Zen Financial IFA Mike Pendergast says a Reit is a hybrid of equity and property and he would struggle to recommend them as an investment. He believes investors would be better sticking to a property fund that has a mixture of bricks and mortar and quoted investments.

He says: “We would not recommend clients to invest directly. They are too risky for the type of client we are looking at.”

Pendergast says Reits may be more suitable for high-net-worth clients who can afford to take on the risk but for the average client, someone in retirement with 100,000 to 200,000 to invest, Reits are probably not appropriate.

Dave Butler, programme co-ordinator at Reita, says over the short term, Reits do behave more like equities than property but you should not be looking at equities or property as an investment over the short term.
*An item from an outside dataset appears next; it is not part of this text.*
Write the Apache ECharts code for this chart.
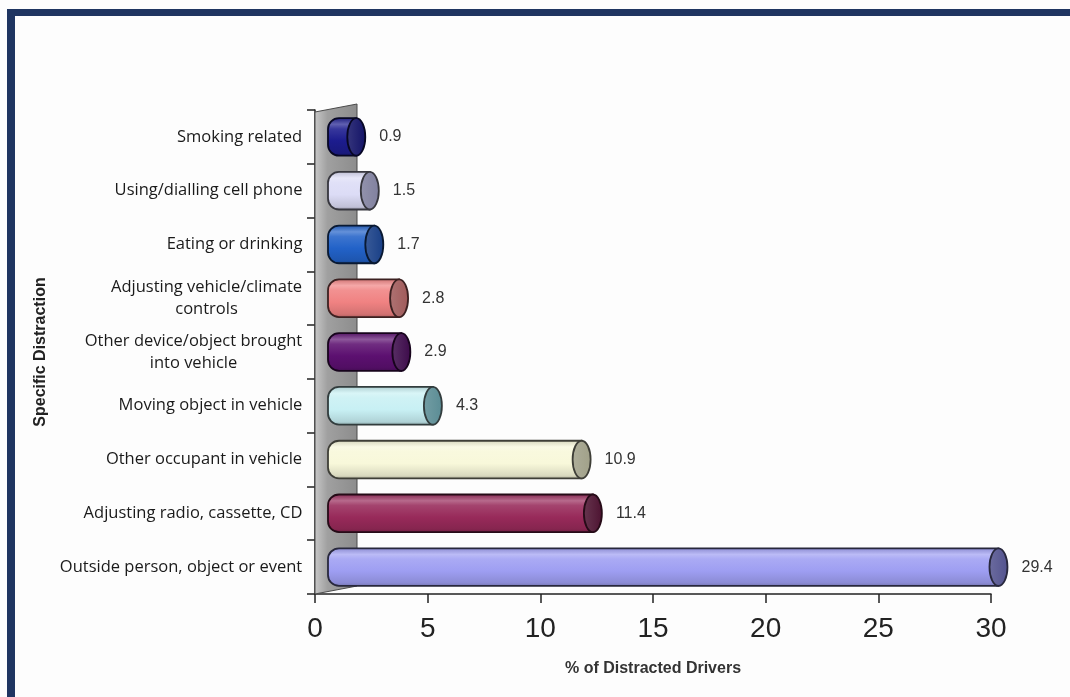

He says: “If you look at quoted property company shares or Reits over the longer term, five to 10 years, they perform much more like the underlying property assets than equities.

Butler says investors should consider whether they want to be invested in property and then decide how they want the exposure. He says: “You should be asking, where should property sit within your asset allocation and then, what s your attitude to risk?”

If you do not want to accept the slightly higher risk or are not happy selecting a Reit, then Butler says you may be better off choosing a property fund but you will miss out on the benefits of investing though a Reit.

He says: “You will lose, in that case, some of the benefits of liquidity that Reits offer. There is also a steady income stream. They don’t pay huge dividends but the average property company pays 2 to 2.5 per cent in income and this increases to 3 per cent on conversion.”

He also argues that the biggest Reits offer all the benefits that attract people to property funds.

Butler says: “Some of the bigger Reits, such as British Land and Land Securities, have as much as 10bn of assets and they give the same sort of diversity in real bricks and mortar investment that property funds offer.”

If the market follows the examples of the Australian, American or even the French markets, then in time there may be enough new funds in specialist areas to make a convincing case for Reit investment but in the meantime there is one area where Reits do offer investors additional choice – overseas property.

Modray says: “Where I think Reits are useful for the UK investor is global Reit funds. The UK property market is slowing down. If you like property as an asset class, then you would obviously be looking overseas. It is difficult to invest directly in property overseas.”

Yearsley agrees and says that although there are one or two new property funds coming on to the market, such as the New Star international property fund and a new Norwich Union European property fund, Reits do offer retail investors the best access to overseas property.